Freight railroads are not utilities
U.S. Sen. Rick Scott (R-Fla.) and his colleagues in Congress hear a lot about failing infrastructure in the Sunshine State. From a dire need to revitalize portions of the U.S. highway system to the potential for transformative options like Virgin Trains.
But U.S. lawmakers must not lose sight of the other essential infrastructure critical to the Florida and U.S. economies. This includes broadband Internet and pipelines critical to U.S. energy independence, and it especially includes a freight railroad sector with a major footprint in the Sunshine State.
Each day, some 15 freight railroad companies traverse Florida, and two of those major players CSX and Florida East Coast Railway are headquartered in the state. Industry data shows that there are some 4,800 railroad employees in Florida, earning an average total compensation package of more than $122,000. There is also a robust supplier sector, which collectively accounts for another 20,000 quality careers within the state.
All the while, these freight railroads provide an indispensable transportation mode for some of the state’s most critical sectors, including agriculture, retail and manufacturing. Roughly 837,000 carloads of rail goods started in Florida in 2017, bound for domestic and international markets that enable companies to compete. The connection between ports in Miami, Jacksonville, Pensacola and elsewhere and railroads puts Florida at the forefront of economic activity, particularly in the South.
“Rail is not only more efficient, but it also eliminates the need for trucks that tear up roads and exacerbate local congestion,” says Tampa business leader and Hillsborough County Commissioner Sandra Murman.
Unfortunately, potential changes in federal policy by an entity, known as the U.S. Surface Transportation Board (STB), threatens this reality, particularly private investment by railroads to run their networks.
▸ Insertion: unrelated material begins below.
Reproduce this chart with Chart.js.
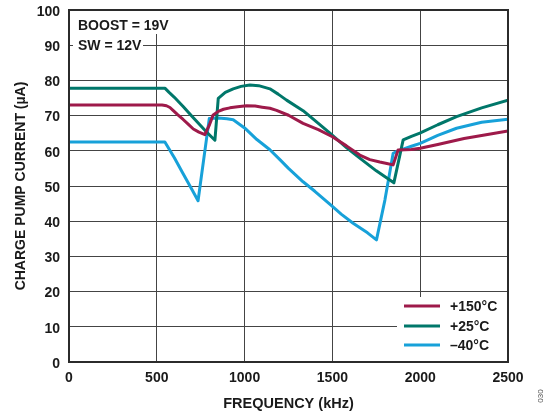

It’s a real lesson in all that is wrong with Washington, D.C.: Powerful lobbying interests, instead of the marketplace, can control policy debates with their money and force government to pick winners and losers.
Leadership is needed from Sen. Scott, who presides on the primary committee for railroads, and others with jurisdiction over the STB to halt regulatory actions that would treat private railroads more like public utilities.
The reason for opposing utility-style regulations for railroads is simple: running a railroad is expensive, with most all costs borne by private industry, and limiting the ability to earn reasonable revenues would limit dollars put into the system. That would leave rail customers and U.S. consumers holding the bag. Analysis shows that consumers enjoy some $10 billion in such benefits and savings.
And, of course, history unequivocally shows this to be true, as the industry was left for dead in 1980, only revived when such economic regulations were removed.
While Congress provides a clear statute to the STB – rate regulation only in uncompetitive markets – these rail regulators want to do “more,” independent of need.
Most worrisome and threatening to fundamental American economic values is the possibility that the STB could cap rates that railroads charge customers. As famed economic commentator Steve Forbes said, “It is a fundamentally anti-capitalist scheme antithetical to U.S. economic doctrine.”
At the same time, the STB is entertaining a measure that would force railroads to let their competitors operate on their infrastructure government-set rates. Aside from being a striking government overreach, this proposal skews the market for railroad transportation by playing favorites, ultimately hurting both as well as consumers. And like the rate caps, it would be an abandonment of core American values in favor of a long-since discredited centrally planned approached.
Before it gets to this place at the STB, we should hope that leaders in Congress reject the call for further government interference in this the overlooked yet critical rail sector. Unlike expensive efforts to revitalize highways, the solution is easy: leave this current system in place.
Matthew Kandrach is president of CASE, Consumer Action for a Strong Economy, a free-market-oriented consumer advocacy organization.